Harvesting Power Through Random Vibrations of Aerospace Vehicles from Nanostructured La-Pb(Ni1/3Sb2/3) - PbZrTiO3 Ferroelectric Ceramics

Abstract

Synthesis by mechanochemical activation route and optimisation for power harvesting properties of nano-structured Pb0.98La0.02(NiSb)0.05[(Zr0.52Ti0.48)0.995]0.95O3 [La-PNS-PZT] ferroelectric ceramic composition has been carried out and reported here for the first time. Progressive perovskite phase formation during mechanical activation from 5 h to 40 h followed by reactive sintering was analyzed from X-Ray Diffraction analysis.

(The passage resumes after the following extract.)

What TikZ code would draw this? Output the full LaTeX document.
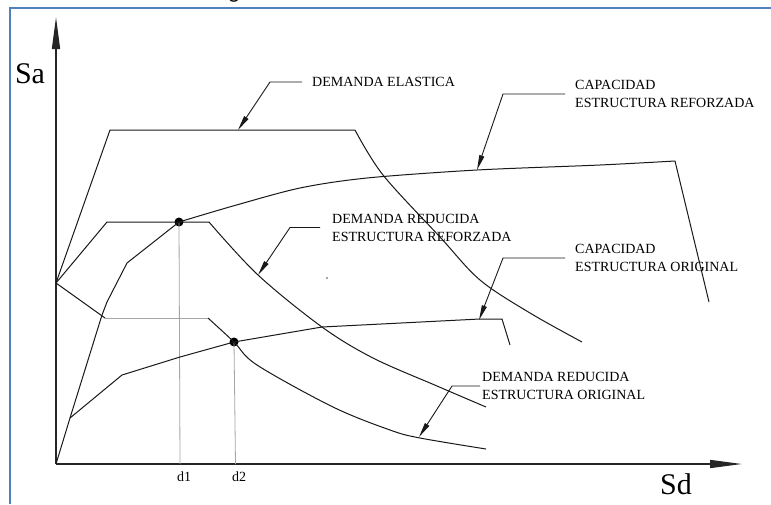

Noticeable formation of perovskite phase after10 h of milling and further its completion in successive reactive sintering was observed. Particle morphology of the 10 h activated nano-La-PNS-PZT powder analysed by High Resolution Transmission Electron Microscope (HRTEM) indicated average particle size (d50) of about 24nm. Microstructural studies of samples reactively sintered at 1220 °C were performed by Field Emission Scanning Electron Microscopy (FESEM) for powders activated for various durations, indicated the compact microstructure for 10 h activation which resulted in optimum piezoelectric properties viz. piezoelectric charge coefficient (d33=449x10-12 C/N), piezoelectric voltage coefficient (g33= 32x10-3 m-V/N), Figure of merit for power harvesting (14.4 x10-12 V-m-C/N2) accompanied by excellent stability of permittivity in the range -50 °C to 100 °C. The output voltage obtained from simulated random vibrations of aerospace vehicles at various Power Spectrum Density (PSD) values, measures about 3.0 mV output across resistance of 1 kΩ  indicating suitability of composition for harvesting the power from aerospace vehicle vibrations.